Kirsten Weber: “Der letzte Spielzug war nicht so angelegt, dass Aki abschließt. Aber Adrian hat die Situation hervorragend gelesen und den Ball laufen lassen. So konnten wir einen Punkt holen. Wichtig war, dass wir im Deckungsverbund im 6:0 und 5:1 Zugriff bekommen haben.”

Manager Rüdiger Jurke: “Eine tolle Leistung der Jungs. Wir lagen schon mit drei Toren hinten, haben uns sensationell rangekämpft und dann macht Aki das letzte Tor. Er hat bis dahin wirklich sehr nervös gespielt. Aber wenn er dann den entscheidenden Treffer macht, ist alles gut.”

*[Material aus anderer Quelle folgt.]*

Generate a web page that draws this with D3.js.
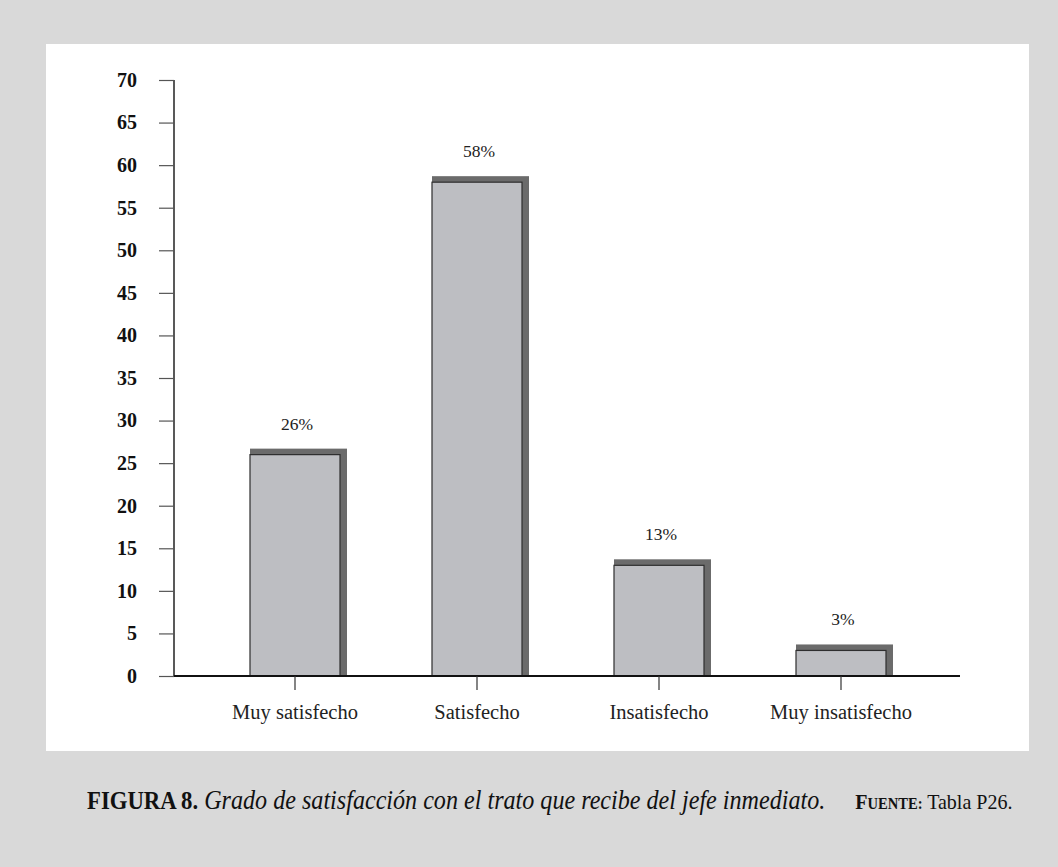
<!DOCTYPE html>
<html>
<head>
<meta charset="utf-8">
<script src="https://cdn.jsdelivr.net/npm/d3@7"></script>
<style>
  body { margin: 0; background: #d9d9d9; }
  svg { display: block; }
</style>
</head>
<body>
<div id="chart"></div>
<script>
'use strict';

// Data
var categories = ['Muy satisfecho', 'Satisfecho', 'Insatisfecho', 'Muy insatisfecho'];
var values = [26, 58, 13, 3];
var valueLabels = ['26%', '58%', '13%', '3%'];
var yTicks = [0, 5, 10, 15, 20, 25, 30, 35, 40, 45, 50, 55, 60, 65, 70];

var W = 1058, H = 867;
var svg = d3.select('#chart').append('svg')
  .attr('width', W).attr('height', H);

svg.append('rect').attr('width', W).attr('height', H).attr('fill', '#d9d9d9');
svg.append('rect').attr('x', 46).attr('y', 44).attr('width', 983).attr('height', 707).attr('fill', '#fff');

var y = d3.scaleLinear().domain([0, 70]).range([676, 80]);
var x = d3.scaleBand().domain(categories).range([204, 932]).padding(0);
var barW = 90, dx = 7, dy = 6;

var g = svg.append('g');

// bars: shadow then front
var bars = g.selectAll('.bar').data(values).enter().append('g');
bars.append('rect')
  .attr('x', function(d, i){ return x(categories[i]) + x.bandwidth()/2 - barW/2 })
  .attr('y', function(d){ return y(d) - dy })
  .attr('width', barW + dx)
  .attr('height', function(d){ return y(0) - y(d) + dy })
  .attr('fill', '#6b6b6b');
bars.append('rect')
  .attr('x', function(d, i){ return x(categories[i]) + x.bandwidth()/2 - barW/2 })
  .attr('y', function(d){ return y(d) })
  .attr('width', barW)
  .attr('height', function(d){ return y(0) - y(d) })
  .attr('fill', '#bdbec2')
  .attr('stroke', '#2e2e2e')
  .attr('stroke-width', 1.2);

bars.append('text')
  .attr('x', function(d, i){ return x(categories[i]) + x.bandwidth()/2 + 2 })
  .attr('y', function(d){ return y(d) - dy - 19 })
  .attr('text-anchor', 'middle')
  .attr('font-family', 'Liberation Serif')
  .attr('font-size', 17.5)
  .attr('fill', '#222')
  .text(function(d, i){ return valueLabels[i] });

// y axis
var yAxis = g.append('g')
  .attr('transform', 'translate(174,0)')
  .call(d3.axisLeft(y).tickValues(yTicks).tickSize(15).tickPadding(22));
yAxis.select('.domain').attr('stroke', '#222').attr('stroke-width', 1.5).attr('d', 'M0,' + y(70) + 'V' + y(0));
yAxis.selectAll('.tick line').attr('stroke', '#555').attr('stroke-width', 1.2);
yAxis.selectAll('.tick text')
  .attr('font-family', 'Liberation Serif')
  .attr('font-weight', 'bold')
  .attr('font-size', 20)
  .attr('fill', '#111');

// x axis
var xAxis = g.append('g')
  .attr('transform', 'translate(0,' + y(0) + ')')
  .call(d3.axisBottom(x).tickSize(14).tickPadding(14));
xAxis.select('.domain').attr('d', 'M174,0H960').attr('stroke', '#111').attr('stroke-width', 2);
xAxis.selectAll('.tick line').attr('stroke', '#333').attr('stroke-width', 1.2);
xAxis.selectAll('.tick text')
  .attr('font-family', 'Liberation Serif')
  .attr('font-size', 20.5)
  .attr('fill', '#222');

// caption
var capG = svg.append('g').attr('transform', 'translate(87,809) scale(0.91,1)');
var cap = capG.append('text')
  .attr('font-family', 'Liberation Serif')
  .attr('font-size', 25)
  .attr('fill', '#111');
cap.append('tspan').attr('font-weight', 'bold').text('FIGURA 8.');
cap.append('tspan').attr('font-style', 'italic').attr('font-size', 26.5).text(' Grado de satisfacción con el trato que recibe del jefe inmediato.');

var capLen = cap.node().getComputedTextLength() * 0.91;
var srcG = svg.append('g').attr('transform', 'translate(' + (87 + capLen + 30) + ',809) scale(0.91,1)');
var src = srcG.append('text')
  .attr('font-family', 'Liberation Serif')
  .attr('font-size', 22)
  .attr('fill', '#111');
src.append('tspan').attr('font-weight', 'bold').text('F');
src.append('tspan').attr('font-weight', 'bold').attr('font-size', 16).text('UENTE:');
src.append('tspan').text(' Tabla P26.');
</script>
</body>
</html>
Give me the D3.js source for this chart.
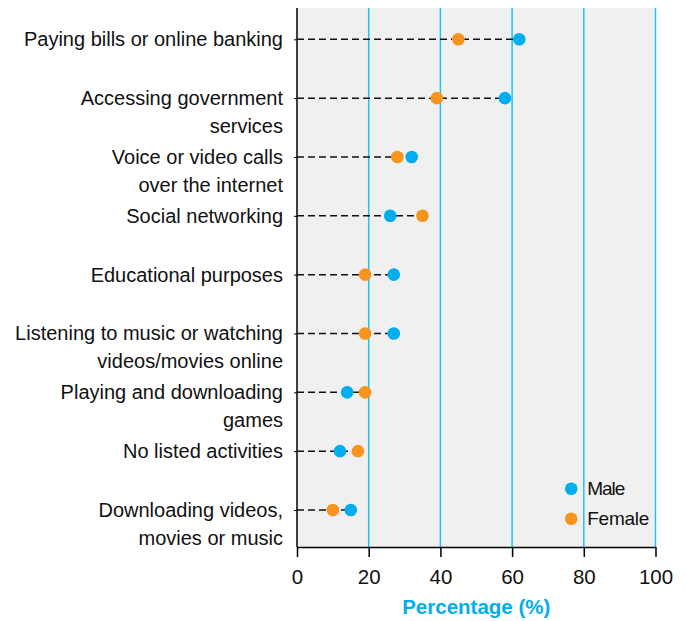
<!DOCTYPE html>
<html lang="en">
<head>
<meta charset="UTF-8">
<title>Online activities by sex</title>
<script src="https://cdn.jsdelivr.net/npm/d3@7"></script>
<style>
    body { margin: 0; background: #fff; }
    svg text { font-family: "Liberation Sans Narrow", "Arial Narrow", "Liberation Sans", sans-serif; }
</style>
</head>
<body>
<script>
    // data
    const categories = [
        ["Paying bills or online banking"],
        ["Accessing government", "services"],
        ["Voice or video calls", "over the internet"],
        ["Social networking"],
        ["Educational purposes"],
        ["Listening to music or watching", "videos/movies online"],
        ["Playing and downloading", "games"],
        ["No listed activities"],
        ["Downloading videos,", "movies or music"]
    ];
    const male   = [62, 58, 32, 26, 27, 27, 14, 12, 15];
    const female = [45, 39, 28, 35, 19, 19, 19, 17, 10];
    const xTicks = [0, 20, 40, 60, 80, 100];

    const width = 685, height = 621;
    const margin = {top: 8, right: 30, bottom: 74, left: 297};
    const blue = "#00aeef", orange = "#f7941d";

    const svg = d3.select("body").append("svg")
        .attr("width", width)
        .attr("height", height);

    const x = d3.scaleLinear()
        .domain([0, 100])
        .range([margin.left, width - margin.right + 0.5]);

    const keys = categories.map((d, i) => i);
    const y = d3.scalePoint()
        .domain(keys)
        .range([margin.top + 31.3, margin.top + 502]);

    const plotBottom = height - margin.bottom;

    // background
    svg.append("rect")
        .attr("x", x(0))
        .attr("y", margin.top)
        .attr("width", x(100) - x(0))
        .attr("height", plotBottom - margin.top)
        .attr("fill", "#f0f0f0");

    // vertical grid
    svg.append("g")
        .selectAll("line")
        .data(xTicks.slice(1))
        .join("line")
        .attr("x1", d => x(d)).attr("x2", d => x(d))
        .attr("y1", margin.top).attr("y2", plotBottom)
        .attr("stroke", "#1ec3f3")
        .attr("stroke-width", 1.5);

    // dashed lines from 0 to the further dot
    svg.append("g")
        .selectAll("line")
        .data(keys)
        .join("line")
        .attr("x1", x(0))
        .attr("x2", i => x(Math.max(male[i], female[i])))
        .attr("y1", i => y(i)).attr("y2", i => y(i))
        .attr("stroke", "#111")
        .attr("stroke-width", 1.5)
        .attr("stroke-dasharray", "7,4");

    // dots
    const r = 6.3;
    svg.append("g")
        .selectAll("circle")
        .data(keys)
        .join("circle")
        .attr("cx", i => x(female[i]))
        .attr("cy", i => y(i))
        .attr("r", r)
        .attr("fill", orange);

    svg.append("g")
        .selectAll("circle")
        .data(keys)
        .join("circle")
        .attr("cx", i => x(male[i]))
        .attr("cy", i => y(i))
        .attr("r", r)
        .attr("fill", blue);

    // x axis
    const xAxis = svg.append("g")
        .attr("transform", `translate(0, ${plotBottom})`)
        .call(d3.axisBottom(x).tickValues(xTicks).tickSize(10).tickSizeOuter(0));
    xAxis.select(".domain").attr("stroke", "#000").attr("stroke-width", 1.5);
    xAxis.selectAll(".tick line").attr("stroke", "#000").attr("stroke-width", 1.5);
    xAxis.selectAll(".tick text")
        .attr("font-size", 20.5)
        .attr("fill", "#111")
        .attr("dy", "0.35em")
        .attr("y", 30);

    // y axis
    const yAxis = svg.append("g")
        .attr("transform", `translate(${x(0)}, 0)`)
        .call(d3.axisLeft(y).tickSize(3).tickFormat(""));
    yAxis.select(".domain")
        .attr("d", `M0,${margin.top}V${plotBottom}`)
        .attr("stroke", "#000").attr("stroke-width", 1.5);
    yAxis.selectAll(".tick line").attr("stroke", "#000");

    // category labels
    const labels = svg.append("g")
        .selectAll("text")
        .data(keys)
        .join("text")
        .attr("x", x(0) - 14)
        .attr("y", i => y(i))
        .attr("text-anchor", "end")
        .attr("font-size", 20)
        .attr("fill", "#111");
    labels.selectAll("tspan")
        .data(i => categories[i])
        .join("tspan")
        .attr("x", x(0) - 14)
        .attr("dy", (d, j) => j === 0 ? "0.35em" : 28)
        .text(d => d);

    // axis title
    svg.append("text")
        .attr("x", (x(0) + x(100)) / 2)
        .attr("y", 614)
        .attr("text-anchor", "middle")
        .attr("font-size", 20.5)
        .attr("font-weight", "bold")
        .attr("fill", blue)
        .text("Percentage (%)");

    // legend
    const legend = svg.append("g")
        .selectAll("g")
        .data([["Male", blue], ["Female", orange]])
        .join("g")
        .attr("transform", (d, i) => `translate(${x(76.5)}, ${488.7 + i * 30})`);
    legend.append("circle")
        .attr("r", r)
        .attr("fill", d => d[1]);
    legend.append("text")
        .attr("x", 16)
        .attr("dy", "0.35em")
        .attr("font-size", 19)
        .attr("textLength", d => d[0] === "Male" ? 38 : 62)
        .attr("fill", "#111")
        .text(d => d[0]);
</script>
</body>
</html>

Schmerzlich vermisst wurde der leicht knieverletzte Bengt Bornhorn, der vor allem als sicherer Siebenmeter-Werfer fehlte. Drei Strafwürfe konnten nicht verwandelt werden. Dafür hatte Kammlodt mit sieben Toren bei sieben Würfen eine makellose Bilanz, trafen Ribeiro (5) und Halfdansson (4) am häufigsten und zeigte Erik Töpfer eine starke Leistung. “Wer hätte gedacht, dass wir bei diesem schweren Auftaktprogramm 3:3 Punkte holen”, resümiert Jurke. “Das ist wirklich überragend. Glückwunsch an die Jungs.”

Leichter werden die Aufgaben nicht. Am Samstag ist Erstliga-Absteiger Ludwigshafen 17 Uhr in Lößnitz zu Gast, dann freut sich der EHV im Pokal am 6. Oktober 19 Uhr auf den THW Kiel und reist dann zur HSG Nordhorn-Lingen, ebenfalls eine Absteiger aus Liga 1.

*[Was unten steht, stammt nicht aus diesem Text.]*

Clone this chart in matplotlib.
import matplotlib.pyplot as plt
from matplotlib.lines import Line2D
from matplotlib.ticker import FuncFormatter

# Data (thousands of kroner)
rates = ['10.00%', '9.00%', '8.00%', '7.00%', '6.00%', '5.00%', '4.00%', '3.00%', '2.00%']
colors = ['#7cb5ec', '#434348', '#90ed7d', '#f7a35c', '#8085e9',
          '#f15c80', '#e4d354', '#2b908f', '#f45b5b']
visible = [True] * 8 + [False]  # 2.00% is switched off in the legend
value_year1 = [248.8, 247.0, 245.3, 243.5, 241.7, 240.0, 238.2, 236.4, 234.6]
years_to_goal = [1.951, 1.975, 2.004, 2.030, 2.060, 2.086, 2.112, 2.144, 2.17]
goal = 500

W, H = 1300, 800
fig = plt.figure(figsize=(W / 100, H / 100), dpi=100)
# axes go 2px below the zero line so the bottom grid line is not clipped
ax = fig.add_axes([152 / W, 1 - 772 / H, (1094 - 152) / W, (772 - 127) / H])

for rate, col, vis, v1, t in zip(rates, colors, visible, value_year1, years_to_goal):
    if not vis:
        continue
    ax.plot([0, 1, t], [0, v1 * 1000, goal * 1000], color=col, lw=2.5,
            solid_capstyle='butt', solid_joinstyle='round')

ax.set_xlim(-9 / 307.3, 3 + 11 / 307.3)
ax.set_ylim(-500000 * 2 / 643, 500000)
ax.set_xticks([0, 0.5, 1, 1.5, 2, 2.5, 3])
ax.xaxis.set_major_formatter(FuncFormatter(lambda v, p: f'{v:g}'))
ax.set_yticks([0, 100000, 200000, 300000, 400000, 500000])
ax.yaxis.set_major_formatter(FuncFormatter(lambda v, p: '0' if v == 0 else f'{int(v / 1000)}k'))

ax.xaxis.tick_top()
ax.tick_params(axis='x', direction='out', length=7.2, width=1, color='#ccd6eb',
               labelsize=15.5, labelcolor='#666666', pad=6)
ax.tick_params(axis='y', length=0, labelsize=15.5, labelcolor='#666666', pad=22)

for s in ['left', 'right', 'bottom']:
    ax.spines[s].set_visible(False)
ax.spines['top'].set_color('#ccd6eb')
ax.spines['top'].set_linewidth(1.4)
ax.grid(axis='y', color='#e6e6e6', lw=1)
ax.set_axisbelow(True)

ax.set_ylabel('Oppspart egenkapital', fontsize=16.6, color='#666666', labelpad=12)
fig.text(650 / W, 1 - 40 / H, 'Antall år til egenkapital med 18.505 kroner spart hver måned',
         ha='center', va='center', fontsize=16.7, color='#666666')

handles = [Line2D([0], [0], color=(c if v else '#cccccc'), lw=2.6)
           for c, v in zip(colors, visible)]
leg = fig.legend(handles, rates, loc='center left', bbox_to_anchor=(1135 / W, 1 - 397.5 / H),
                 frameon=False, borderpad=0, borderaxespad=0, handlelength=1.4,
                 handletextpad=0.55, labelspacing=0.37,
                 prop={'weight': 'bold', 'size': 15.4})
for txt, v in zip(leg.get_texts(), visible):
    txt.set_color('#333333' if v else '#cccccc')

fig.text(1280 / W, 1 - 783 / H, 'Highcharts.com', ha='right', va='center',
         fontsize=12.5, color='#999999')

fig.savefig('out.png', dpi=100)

Kirsten Weber: “Ich denke im Moment nur an die Eulen aus Ludwigshafen, habe von der Mannschaft schon einige Spiele auf Video gesehen und weiß, dass da sehr viel Qualität vor allem aus dem Rückraum auf uns zukommt. Allerdings haben sie die ersten beiden Spiele verloren, scheinen sich als Mannschaft noch nicht richtig gefunden zu haben. Ich hoffe, wir können das am Samstag nutzen.”

Dazu kommt, dass der Erstligaabsteiger erst am Mittwoch gegen Großwallstadt spielt, nur eine kurze Regenerationsphase und nach 0:4 Punkten schon Druck hat. Auf der Homepage des Vereins wird Kapitän Gunnar Dietrich zitiert: “Jetzt zurückzublicken und zu hadern, bringt nichts mehr. Klar sind wir enttäuscht über das verlorene Spiel in Dessau, klar sind wir enttäuscht über die Niederlage gegen Hüttenberg. Da war keiner zufrieden! Aber das ist jetzt nicht mehr zu ändern. Der Blick muss und darf jetzt nur nach vorne gehen.”